Web page: http://eskapade.kave.io

Repository: http://github.com/kaveio/eskapade

Code reference: API Documentation

Issues & Ideas: https://github.com/kaveio/eskapade/issues

Q&A Support: contact us at: kave [at] kpmg [dot] com

Eskapade

Eskapade is a light-weight, python-based data analysis framework, meant for all sorts of data analysis problems.

In particular, Eskapade can be used as a self-learning framework for typical machine learning problems. Trained algorithms can predict real-time or batch data, these models can be evaluated over time, and Eskapade can bookkeep and retrain their algorithms.

Eskapade uses a modular approach to analytics, meaning that you can use pre-made operations (called 'links') to build an analysis. This is implemented in a chain-link framework, where you define a 'Chain', consisting of a number of Links. These links are the fundamental building block of your analysis. For example, a data loading link and a data transformation link will frequently be found together in a pre-processing Chain.

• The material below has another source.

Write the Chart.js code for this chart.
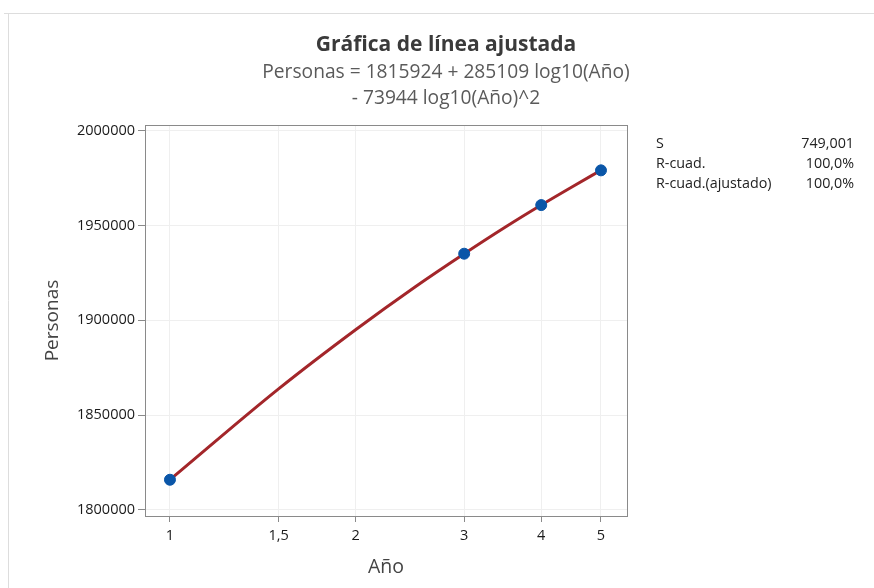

Each chain has a specific purpose, for example: data quality checks of incoming data, pre-processing of data, booking and/or training of predictive algorithms, validation of these algorithms, and their evaluation. By using this work methodology, analysis links can be more easily reused in future data analysis projects.

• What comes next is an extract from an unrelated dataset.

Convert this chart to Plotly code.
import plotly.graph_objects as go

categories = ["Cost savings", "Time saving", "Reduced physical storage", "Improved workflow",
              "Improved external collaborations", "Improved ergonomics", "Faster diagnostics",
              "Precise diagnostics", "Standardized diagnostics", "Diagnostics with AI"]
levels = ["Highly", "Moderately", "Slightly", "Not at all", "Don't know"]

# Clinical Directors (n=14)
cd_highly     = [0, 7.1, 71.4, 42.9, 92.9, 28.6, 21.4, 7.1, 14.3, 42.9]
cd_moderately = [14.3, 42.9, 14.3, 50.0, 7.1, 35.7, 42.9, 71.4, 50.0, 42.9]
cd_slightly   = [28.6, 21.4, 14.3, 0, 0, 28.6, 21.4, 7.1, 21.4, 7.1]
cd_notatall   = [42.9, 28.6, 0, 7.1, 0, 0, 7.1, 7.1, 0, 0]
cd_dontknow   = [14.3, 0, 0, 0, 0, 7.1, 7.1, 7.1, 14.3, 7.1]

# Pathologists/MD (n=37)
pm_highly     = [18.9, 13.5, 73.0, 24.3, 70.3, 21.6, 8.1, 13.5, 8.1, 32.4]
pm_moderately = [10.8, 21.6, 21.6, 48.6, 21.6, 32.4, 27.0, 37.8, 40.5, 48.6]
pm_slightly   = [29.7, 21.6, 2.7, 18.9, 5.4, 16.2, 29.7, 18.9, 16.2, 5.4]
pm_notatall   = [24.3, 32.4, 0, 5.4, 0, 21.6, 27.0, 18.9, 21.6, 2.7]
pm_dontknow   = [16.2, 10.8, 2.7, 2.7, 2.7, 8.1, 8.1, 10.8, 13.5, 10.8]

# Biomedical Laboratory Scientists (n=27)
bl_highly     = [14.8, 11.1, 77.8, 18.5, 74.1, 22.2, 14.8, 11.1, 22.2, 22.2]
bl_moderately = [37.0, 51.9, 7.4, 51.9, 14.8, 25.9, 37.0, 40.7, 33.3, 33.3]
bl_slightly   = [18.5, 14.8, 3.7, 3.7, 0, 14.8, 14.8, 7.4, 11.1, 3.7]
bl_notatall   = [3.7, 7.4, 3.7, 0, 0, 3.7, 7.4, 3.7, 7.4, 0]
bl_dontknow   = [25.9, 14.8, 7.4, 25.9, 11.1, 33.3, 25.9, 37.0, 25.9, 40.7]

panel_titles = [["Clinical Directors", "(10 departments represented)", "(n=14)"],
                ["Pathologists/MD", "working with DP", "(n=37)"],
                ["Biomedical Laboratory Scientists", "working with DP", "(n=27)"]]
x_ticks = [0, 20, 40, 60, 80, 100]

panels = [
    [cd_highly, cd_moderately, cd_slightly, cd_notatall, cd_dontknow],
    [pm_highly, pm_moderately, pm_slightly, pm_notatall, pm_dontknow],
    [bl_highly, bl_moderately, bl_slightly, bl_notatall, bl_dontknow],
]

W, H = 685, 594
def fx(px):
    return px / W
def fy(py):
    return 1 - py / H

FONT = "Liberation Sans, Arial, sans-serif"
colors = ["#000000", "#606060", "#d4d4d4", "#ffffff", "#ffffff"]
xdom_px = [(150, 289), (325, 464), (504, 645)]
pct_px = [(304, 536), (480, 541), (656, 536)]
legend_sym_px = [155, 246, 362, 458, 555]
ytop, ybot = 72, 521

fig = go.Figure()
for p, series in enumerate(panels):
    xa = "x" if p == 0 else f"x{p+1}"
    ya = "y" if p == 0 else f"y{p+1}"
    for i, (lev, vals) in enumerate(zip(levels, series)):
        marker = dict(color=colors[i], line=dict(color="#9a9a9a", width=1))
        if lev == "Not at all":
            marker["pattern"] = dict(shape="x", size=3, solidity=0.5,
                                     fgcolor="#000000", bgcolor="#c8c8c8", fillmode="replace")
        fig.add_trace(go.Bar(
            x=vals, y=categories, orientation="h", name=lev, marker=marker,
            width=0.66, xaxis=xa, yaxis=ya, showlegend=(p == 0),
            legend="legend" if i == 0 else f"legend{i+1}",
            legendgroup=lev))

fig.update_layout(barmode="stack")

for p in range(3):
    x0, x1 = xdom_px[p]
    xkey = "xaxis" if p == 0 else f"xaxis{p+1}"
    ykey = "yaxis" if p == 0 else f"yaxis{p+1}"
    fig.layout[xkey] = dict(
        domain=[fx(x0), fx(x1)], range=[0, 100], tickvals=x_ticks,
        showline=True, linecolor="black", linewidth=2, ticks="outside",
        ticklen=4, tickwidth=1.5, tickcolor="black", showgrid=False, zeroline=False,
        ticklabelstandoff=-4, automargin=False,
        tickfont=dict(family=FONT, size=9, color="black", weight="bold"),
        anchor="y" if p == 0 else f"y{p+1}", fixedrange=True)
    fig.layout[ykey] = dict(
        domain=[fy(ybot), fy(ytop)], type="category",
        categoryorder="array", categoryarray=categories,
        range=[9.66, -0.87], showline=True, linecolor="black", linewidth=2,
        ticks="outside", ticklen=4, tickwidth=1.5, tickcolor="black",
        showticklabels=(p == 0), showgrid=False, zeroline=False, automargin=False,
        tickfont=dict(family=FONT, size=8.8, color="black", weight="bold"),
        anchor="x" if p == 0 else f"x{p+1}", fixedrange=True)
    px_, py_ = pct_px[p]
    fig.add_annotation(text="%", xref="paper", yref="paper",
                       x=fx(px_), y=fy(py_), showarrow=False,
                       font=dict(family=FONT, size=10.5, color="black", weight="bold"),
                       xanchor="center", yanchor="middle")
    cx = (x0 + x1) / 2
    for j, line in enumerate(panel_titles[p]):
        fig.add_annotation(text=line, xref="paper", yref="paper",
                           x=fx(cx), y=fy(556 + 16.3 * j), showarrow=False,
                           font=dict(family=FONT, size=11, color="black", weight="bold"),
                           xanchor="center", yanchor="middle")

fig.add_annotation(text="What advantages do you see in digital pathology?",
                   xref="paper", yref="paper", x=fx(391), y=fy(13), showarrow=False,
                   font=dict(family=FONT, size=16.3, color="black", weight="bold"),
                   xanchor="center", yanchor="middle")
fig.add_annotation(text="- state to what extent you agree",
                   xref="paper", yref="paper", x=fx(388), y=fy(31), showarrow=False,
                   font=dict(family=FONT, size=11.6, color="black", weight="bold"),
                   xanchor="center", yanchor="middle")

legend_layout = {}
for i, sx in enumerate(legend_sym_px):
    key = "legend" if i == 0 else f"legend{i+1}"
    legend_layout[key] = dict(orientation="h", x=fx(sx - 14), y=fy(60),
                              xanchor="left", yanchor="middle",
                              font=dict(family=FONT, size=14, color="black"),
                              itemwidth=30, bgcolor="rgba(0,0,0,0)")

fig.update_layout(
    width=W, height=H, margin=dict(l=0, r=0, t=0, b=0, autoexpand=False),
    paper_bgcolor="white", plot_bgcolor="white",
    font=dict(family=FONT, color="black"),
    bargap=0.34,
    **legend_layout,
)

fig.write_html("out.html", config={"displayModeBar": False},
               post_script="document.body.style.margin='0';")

Eskapade is analysis-library agnostic. It is used to set up typical data analysis problems from multiple packages. The machine learning packages include:

  • scikit-learn,
  • Spark MLlib,
  • ROOT.

Likewise, Eskapade uses a manner of different data structures to handle the data, such as:

  • pandas DataFrames,
  • numpy arrays,
  • Spark DataFrames

and more.

Release notes

Version 0.5

Our 0.5 release (May 2017) contains multiple new features, in particular:

  • Support for ROOT, including multiple examples on using data analysis, fitting and simulation examples using RooFit.
  • Histogram conversion and filling support, using ROOT, numpy, Histogrammar and Eskapade-internal histograms.
  • Automated data-quality fixes for buggy columns datasets, including data type fixing and NaN conversion.
  • New visualization utilities, e.g. plotting multiple types of (non-linear) correlation matrices and dendograms.
  • And most importantly, many new and interesting example macros illustrating the new features above!

Version 0.4

In our 0.4 release (Feb 2017) we are releasing the core code to run the framework. It is written in python 3. Anyone can use this to learn Eskapade, build data analyses with the link-chain methodology, and start experiencing its advantages.

The focus of the provided documentation is on constructing a data analysis setup in Eskapade. Machine learning interfaces will be included in an upcoming release. Stay tuned!